Some defensive tackles are about to make a lot of money.
Two tackles (Nebraska’s Ndamukong Suh and Oklahoma’s Gerald McCoy) are projected to be taken 1-2 in the draft, and as many as four NFL DTs (San Francisco’s Aubrayo Franklin, Pittsburgh’s Casey Hampton, Green Bay’s Ryan Pickett and New England’s Vince Wilfork) could receive the franchise tag by the Feb. 25 deadline.
Whether a team plays a 4-3 or 3-4 defense, a defensive tackle who can stop the run and supply an inside pass rush is a valuable commodity. Suh and McCoy are so talented and versatile that it would be surprising to see one still on the board after the Rams (first overall pick) and Lions (No. 2) make their selections.
"I would not argue with either one going with the first pick overall," ESPN draft analyst Mel Kiper said during a Wednesday conference call. "McCoy would have been a top-five pick had he come out last year. (General manager) Billy Devaney in St. Louis is going to have a tough call. Both these kids are outstanding. I give Suh the slightest of edges."
At least four other defensive tackles have the potential to be first-round picks: UCLA’s Brian Price, Tennessee’s Dan Williams, Penn State’s Jared Odrick and Alabama’s Terrence Cody. Weight issues have hurt Cody’s first-round chances, and he needs to be in shape at the Combine to improve his status.
Here are three assets that top tackles bring to defenses:
1. They give linebackers the freedom to roam. A tackle who requires double-team attention allows linebackers to make plays. Ravens tackle Haloti Ngata gives inside linebacker Ray Lewis the space to roam sideline to sideline. Franklin does the same for 49ers inside linebacker Patrick Willis.
"A lot of my plays come from him (Franklin) holding double-teams and playing the way that he does," Willis said at the Pro Bowl. "When you have a guy like Aubrayo, whenever you try to block him one-on-one, nobody can do that. They have to double-team him, and when they double-team, that kind of leaves me to just play ball. We need him back."
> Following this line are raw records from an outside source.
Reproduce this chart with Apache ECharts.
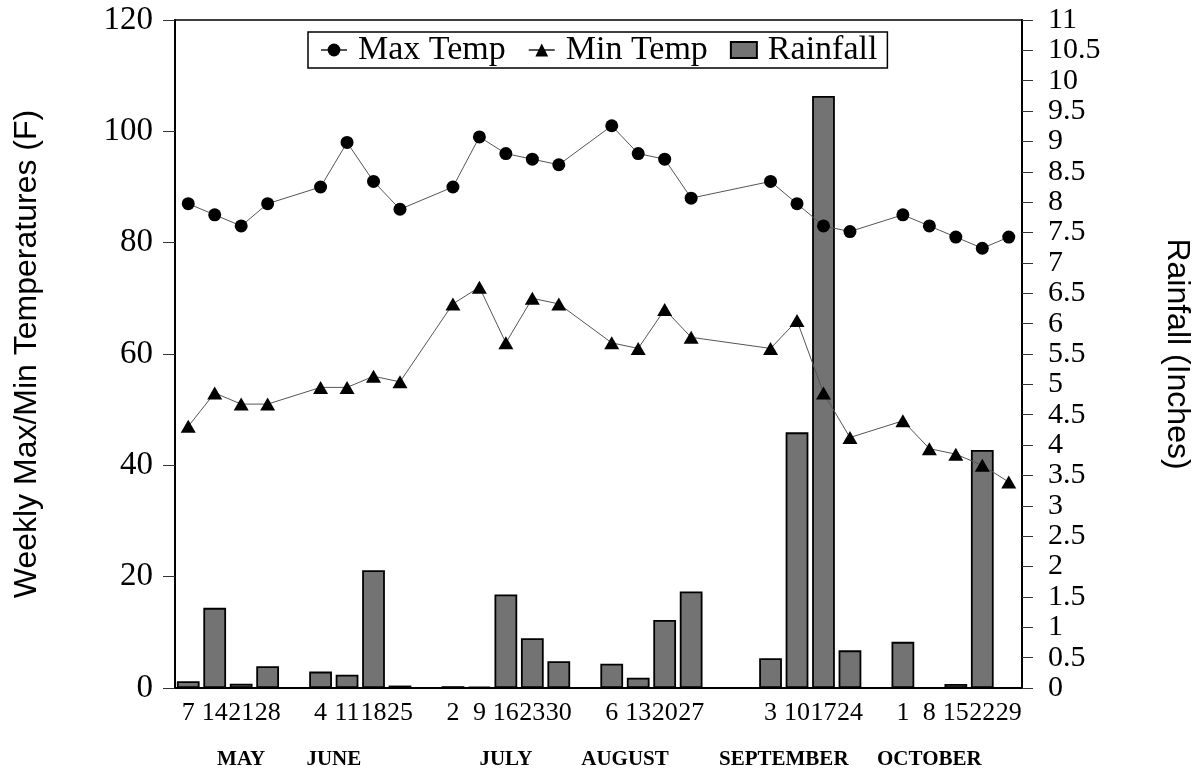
<html>

<head>
    <meta charset="utf-8"/>
    <title>Weekly temperatures and rainfall</title>
    <script src="https://cdn.jsdelivr.net/npm/echarts@6/dist/echarts.min.js"></script>
    <style>
            body {
                margin: 0;
                padding: 0;
                background: #fff;
            }
            #chart {
                width: 1197px;
                height: 771px;
            }
    </style>
</head>

<body>
<div id="chart"></div>
<script type="text/javascript">
// week start days, '' = spacer slot between months
let days = ['7', '14', '21', '28', '',
  '4', '11', '18', '25', '',
  '2', '9', '16', '23', '30', '',
  '6', '13', '20', '27', '', '',
  '3', '10', '17', '24', '',
  '1', '8', '15', '22', '29'];

let maxTemp = [87, 85, 83, 87, null,
  90, 98, 91, 86, null,
  90, 99, 96, 95, 94, null,
  101, 96, 95, 88, null, null,
  91, 87, 83, 82, null,
  85, 83, 81, 79, 81];

let minTemp = [47, 53, 51, 51, null,
  54, 54, 56, 55, null,
  69, 72, 62, 70, 69, null,
  62, 61, 68, 63, null, null,
  61, 66, 53, 45, null,
  48, 43, 42, 40, 37];

let rainfall = [0.11, 1.32, 0.07, 0.36, null,
  0.27, 0.22, 1.94, 0.04, null,
  0.03, 0.02, 1.54, 0.82, 0.44, null,
  0.40, 0.17, 1.12, 1.59, null, null,
  0.49, 4.21, 9.75, 0.62, null,
  0.76, 0, 0.065, 3.92, 0];

let monthNames = ['MAY', 'JUNE', 'JULY', 'AUGUST', 'SEPTEMBER', 'OCTOBER'];
let monthPos = [2, 5.5, 12, 16.5, 22.5, 28];

let serif = '"Times New Roman", "Liberation Serif", serif';
let sans = 'Arial, "Liberation Sans", sans-serif';

let chart = echarts.init(document.getElementById('chart'));

chart.setOption({
  animation: false,
  backgroundColor: '#fff',
  grid: {
    left: 175,
    right: 175,
    top: 20,
    bottom: 83,
    containLabel: false,
    outerBoundsMode: 'none',
    show: true,
    borderColor: '#000',
    borderWidth: 1.5
  },
  legend: {
    left: 308,
    top: 32,
    padding: [1, 10, 1, 12],
    itemGap: 22,
    itemWidth: 26,
    itemHeight: 16,
    borderColor: '#000',
    borderWidth: 1.5,
    textStyle: {
      fontFamily: serif,
      fontSize: 34,
      color: '#000',
      padding: [0, 0, 0, 6]
    },
    data: [
      {name: 'Max Temp'},
      {name: 'Min Temp'},
      {name: 'Rainfall', icon: 'rect'}
    ]
  },
  xAxis: [
    {
      type: 'category',
      data: days,
      position: 'bottom',
      axisLine: {show: true, onZero: false, lineStyle: {color: '#000', width: 2}},
      axisTick: {show: false},
      splitLine: {show: false},
      axisLabel: {
        interval: 0,
        hideOverlap: false,
        margin: 12,
        color: '#000',
        fontFamily: serif,
        fontSize: 26
      }
    },
    {
      // month names under the day labels
      type: 'value',
      position: 'bottom',
      offset: 49,
      min: -0.5,
      max: 31.5,
      interval: 0.5,
      axisLine: {show: false, onZero: false},
      axisTick: {show: false},
      splitLine: {show: false},
      axisLabel: {
        margin: 12,
        color: '#000',
        fontFamily: serif,
        fontWeight: 'bold',
        fontSize: 21,
        showMinLabel: true,
        showMaxLabel: true,
        formatter: function (v) {
          let i = monthPos.indexOf(v);
          return i >= 0 ? monthNames[i] : '';
        }
      }
    }
  ],
  yAxis: [
    {
      type: 'value',
      position: 'left',
      min: 0,
      max: 120,
      interval: 20,
      name: 'Weekly Max/Min Temperatures (F)',
      nameLocation: 'middle',
      nameGap: 132,
      nameTextStyle: {fontFamily: sans, fontSize: 32, color: '#000'},
      axisLine: {show: true, onZero: false, lineStyle: {color: '#000', width: 2}},
      axisTick: {show: true, length: 12, lineStyle: {color: '#333'}},
      splitLine: {show: false},
      axisLabel: {margin: 22, color: '#000', fontFamily: serif, fontSize: 33}
    },
    {
      type: 'value',
      position: 'right',
      min: 0,
      max: 11,
      interval: 0.5,
      name: 'Rainfall (Inches)',
      nameLocation: 'middle',
      nameRotate: -90,
      nameGap: 139,
      nameTextStyle: {fontFamily: sans, fontSize: 32, color: '#000'},
      axisLine: {show: true, onZero: false, lineStyle: {color: '#000', width: 2}},
      axisTick: {show: true, length: 11, lineStyle: {color: '#333'}},
      splitLine: {show: false},
      axisLabel: {margin: 26, color: '#000', fontFamily: serif, fontSize: 30}
    }
  ],
  series: [
    {
      name: 'Rainfall',
      type: 'bar',
      xAxisIndex: 0,
      yAxisIndex: 1,
      data: rainfall,
      barCategoryGap: '14%',
      itemStyle: {
        color: '#737373',
        borderColor: '#000',
        borderWidth: 1.8
      }
    },
    {
      name: 'Max Temp',
      type: 'line',
      xAxisIndex: 0,
      yAxisIndex: 0,
      data: maxTemp,
      connectNulls: true,
      symbol: 'circle',
      symbolSize: 13,
      itemStyle: {color: '#000'},
      lineStyle: {color: '#555', width: 1}
    },
    {
      name: 'Min Temp',
      type: 'line',
      xAxisIndex: 0,
      yAxisIndex: 0,
      data: minTemp,
      connectNulls: true,
      symbol: 'triangle',
      symbolSize: [15, 13],
      itemStyle: {color: '#000'},
      lineStyle: {color: '#555', width: 1}
    }
  ]
});
</script>
</body>

</html>
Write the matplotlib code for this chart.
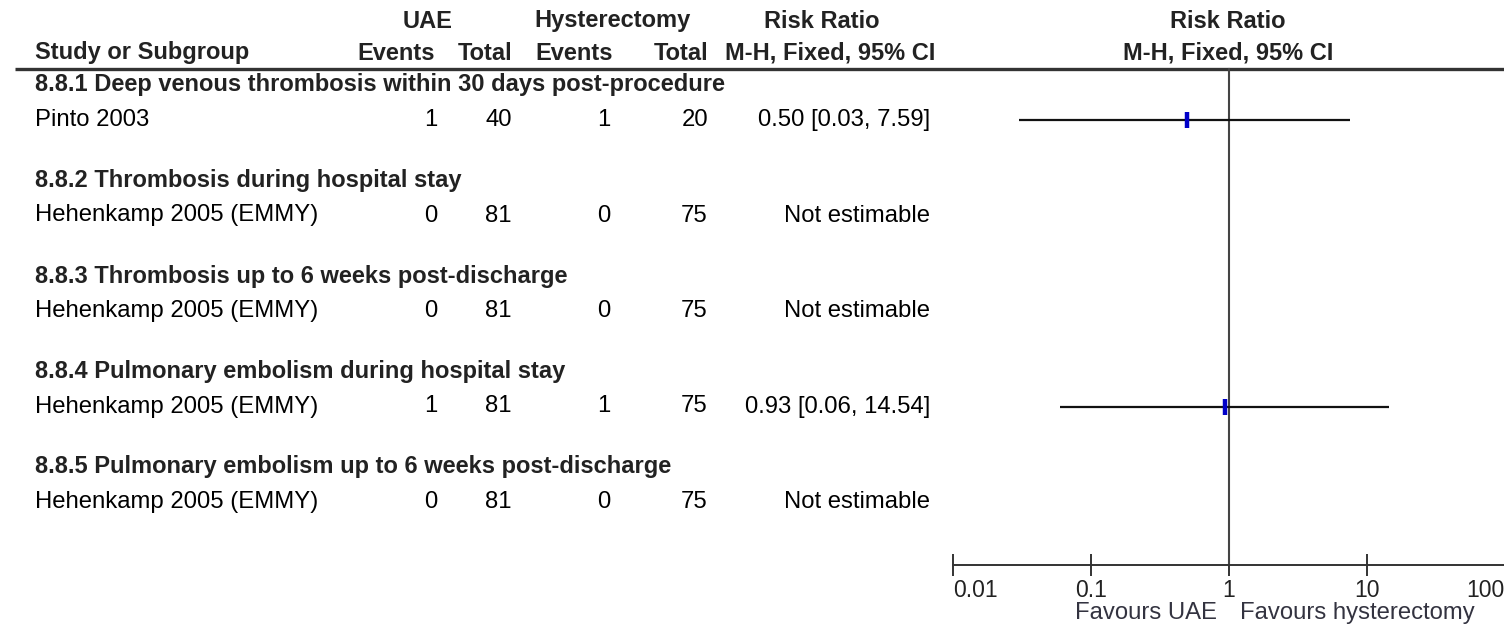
import matplotlib
matplotlib.use("Agg")
import matplotlib.pyplot as plt
from matplotlib.ticker import NullLocator

# ---------------- data ----------------
subgroups = [
    "8.8.1 Deep venous thrombosis within 30 days post-procedure",
    "8.8.2 Thrombosis during hospital stay",
    "8.8.3 Thrombosis up to 6 weeks post-discharge",
    "8.8.4 Pulmonary embolism during hospital stay",
    "8.8.5 Pulmonary embolism up to 6 weeks post-discharge",
]
studies = ["Pinto 2003", "Hehenkamp 2005 (EMMY)", "Hehenkamp 2005 (EMMY)",
           "Hehenkamp 2005 (EMMY)", "Hehenkamp 2005 (EMMY)"]
uae_events = [1, 0, 0, 1, 0]
uae_total = [40, 81, 81, 81, 81]
hyst_events = [1, 0, 0, 1, 0]
hyst_total = [20, 75, 75, 75, 75]
rr = [0.50, None, None, 0.93, None]
rr_low = [0.03, None, None, 0.06, None]
rr_high = [7.59, None, None, 14.54, None]
ticks = [0.01, 0.1, 1, 10, 100]
tick_labels = ["0.01", "0.1", "1", "10", "100"]

# ---------------- layout ----------------
W, H = 1504, 627
fig = plt.figure(figsize=(W / 100, H / 100), dpi=100)
tax = fig.add_axes([0, 0, 1, 1])
tax.set_xlim(0, W)
tax.set_ylim(H, 0)
tax.axis("off")

FAM = ["Liberation Sans", "DejaVu Sans"]
hs = 17      # bold header size (pt)
ds = 17.2    # data size (pt)
hc = "#222222"
dc = "#000000"

def ht(x, y, s, ha="left"):
    tax.text(x, y, s, ha=ha, va="center", fontsize=hs, fontweight="bold",
             family=FAM, color=hc)

def dt(x, y, s, ha="left"):
    tax.text(x, y, s, ha=ha, va="center", fontsize=ds, family=FAM, color=dc)

y1, y2, yline = 21, 53, 69
ht(428, y1, "UAE", "center")
ht(612, y1, "Hysterectomy", "center")
ht(822, y1, "Risk Ratio", "center")
ht(1228, y1, "Risk Ratio", "center")
ht(35, y2, "Study or Subgroup")
ht(435, y2, "Events", "right")
ht(512, y2, "Total", "right")
ht(535, y2, "Events", "left")
ht(708, y2, "Total", "right")
ht(830, y2, "M-H, Fixed, 95% CI", "center")
ht(1228, y2, "M-H, Fixed, 95% CI", "center")
tax.plot([15, W], [yline, yline], color="#333333", lw=2.4, solid_capstyle="butt")

hdr_y0, grp_step, row_step = 85, 95.5, 35
axis_y = 565

fax = fig.add_axes([953 / W, 0, 552 / W, 1])
fax.set_xscale("log")
fax.set_xlim(0.01, 100)
fax.set_ylim(H, 0)
fax.patch.set_alpha(0)
for s in ["top", "right", "left"]:
    fax.spines[s].set_visible(False)
fax.spines["bottom"].set_position(("data", axis_y))
fax.spines["bottom"].set_color("#333333")
fax.spines["bottom"].set_linewidth(1.4)
fax.set_yticks([])
fax.set_xticks(ticks)
fax.set_xticklabels(tick_labels, fontsize=16.5, family=FAM, color="#222222")
fax.xaxis.set_minor_locator(NullLocator())
fax.tick_params(axis="x", direction="inout", length=16, width=1.4, pad=2,
                color="#333333")
labs = fax.get_xticklabels()
labs[0].set_horizontalalignment("left")
labs[-1].set_horizontalalignment("right")
fax.plot([1, 1], [yline, axis_y], color="#444444", lw=1.5)

for i in range(len(subgroups)):
    yh = hdr_y0 + i * grp_step
    yd = yh + row_step
    ht(35, yh, subgroups[i])
    dt(35, yd, studies[i])
    dt(437, yd, str(uae_events[i]), "right")
    dt(512, yd, str(uae_total[i]), "right")
    dt(610, yd, str(hyst_events[i]), "right")
    dt(708, yd, str(hyst_total[i]), "right")
    if rr[i] is None:
        dt(930, yd, "Not estimable", "right")
    else:
        dt(930, yd, f"{rr[i]:.2f} [{rr_low[i]:.2f}, {rr_high[i]:.2f}]", "right")
        fax.plot([rr_low[i], rr_high[i]], [yd, yd], color="#111111", lw=1.6,
                 solid_capstyle="butt")
        fax.plot([rr[i], rr[i]], [yd - 8, yd + 8], color="#0000c8", lw=3.2,
                 solid_capstyle="butt")

tax.text(1217, 613, "Favours UAE", ha="right", va="center", fontsize=ds,
         family=FAM, color="#333340")
tax.text(1240, 613, "Favours hysterectomy", ha="left", va="center", fontsize=ds,
         family=FAM, color="#333340")

fig.savefig("out.png", dpi=100)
2. They provide pressure up the middle. All defenses want to do two things—stop the run and pressure the quarterback. Space-eating defensive tackles, like the Vikings’ Kevin Williams and Pat Williams, make it difficult to run inside. Meanwhile, defensive tackles who get pressure up the middle, like the Cowboys’ Jay Ratliff, prevent quarterbacks from stepping up in the pocket.
Tackles do not always get the glory of ringing up sacks. But Ratliff helps DeMarcus Ware generate sacks, just as the Vikings’ two Williams create sack opportunities for Jared Allen.
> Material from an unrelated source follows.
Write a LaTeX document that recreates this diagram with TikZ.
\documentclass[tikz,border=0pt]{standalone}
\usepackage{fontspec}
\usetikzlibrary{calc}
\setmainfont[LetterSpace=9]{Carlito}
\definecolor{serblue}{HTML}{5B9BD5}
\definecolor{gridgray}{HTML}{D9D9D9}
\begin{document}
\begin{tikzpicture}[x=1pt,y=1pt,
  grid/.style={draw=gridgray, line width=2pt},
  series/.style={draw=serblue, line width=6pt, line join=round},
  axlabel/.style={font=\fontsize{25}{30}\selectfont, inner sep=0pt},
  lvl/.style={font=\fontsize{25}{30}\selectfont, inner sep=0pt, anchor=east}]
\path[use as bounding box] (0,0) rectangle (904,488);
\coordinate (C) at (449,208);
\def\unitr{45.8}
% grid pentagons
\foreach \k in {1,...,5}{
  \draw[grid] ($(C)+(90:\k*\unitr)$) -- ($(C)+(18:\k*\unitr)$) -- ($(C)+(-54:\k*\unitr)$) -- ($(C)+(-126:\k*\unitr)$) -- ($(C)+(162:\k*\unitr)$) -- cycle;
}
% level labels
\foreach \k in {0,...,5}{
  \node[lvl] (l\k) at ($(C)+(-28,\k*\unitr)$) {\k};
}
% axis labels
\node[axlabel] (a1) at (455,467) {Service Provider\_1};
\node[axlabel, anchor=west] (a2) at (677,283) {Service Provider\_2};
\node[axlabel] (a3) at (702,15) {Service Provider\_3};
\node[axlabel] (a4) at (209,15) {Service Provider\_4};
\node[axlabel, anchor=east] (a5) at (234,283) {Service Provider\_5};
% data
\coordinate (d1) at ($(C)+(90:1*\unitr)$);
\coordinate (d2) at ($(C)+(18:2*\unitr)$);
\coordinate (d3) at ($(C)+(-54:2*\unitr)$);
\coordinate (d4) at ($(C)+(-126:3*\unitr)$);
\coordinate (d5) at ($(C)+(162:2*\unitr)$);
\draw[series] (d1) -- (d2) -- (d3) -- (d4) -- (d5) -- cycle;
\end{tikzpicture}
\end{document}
Some tackles are strictly run-stopping specialists, but Suh and McCoy are also athletic enough to rush the passer. That should make them every-down players in the NFL, with the ability to play in either a 3-4 or 4-3 scheme.
According to Kiper, it would be a reach for the Rams or Lions to pick anyone but Suh or McCoy. "Look at the needs of the Lions," Kiper said. "Could they take a Joe Haden (Florida cornerback) at No 2? A little high for a corner even though Joe Haden’s an outstanding player. To take him ahead of Suh or McCoy? I don’t think so.
"Everybody always says McCoy’s a better pass rusher. I agree to a certain extent. But it’s not like Suh doesn’t get after the quarterback. He’s an outstanding bull rusher. He has improved his technique. He will set the tempo up front. McCoy gives you a little more versatility. Suh is a strong, powerful, outstanding bull rusher. I think he’s a better pass rusher in general than people give him credit for. McCoy is a little bit more explosive.
"Either one of those players, for either one of those teams, would be a good fit. They both give you consistent productivity."
3. They tend to have longevity. It is not unusual to see defensive tackles play at a high level past the age of 30. Investing long term in a proven tackle is safer than investing in a running back. Even an aging defensive tackle who has lost some of his pass-rushing ability still has value if he plays the run well.
"Look at the career Ted Washington had in the NFL, or Sam Adams," Kiper said. "These massive defensive tackles are key elements."
And more good ones are about to enter the NFL.
Six defensive tackles who will go early in the draft:
Ndamukong Suh, Nebraska. If the Rams don’t take him No. 1, the Lions should grab him at No. 2.
Gerald McCoy, Oklahoma. With his talent, entering the draft early was a no-brainer.
Brian Price, UCLA. He should be the first Bruin taken in the first round since Jacksonville tight end Marcedes Lewis (2006).
Dan Williams, Tennessee. He is best-suited to play nose tackle in a 3-4 scheme.
Jared Odrick, Penn State. A strong Senior Bowl moved him solidly into the first-round conversation.
Terrence Cody, Alabama. He needs to watch his weight and come to the Combine in shape.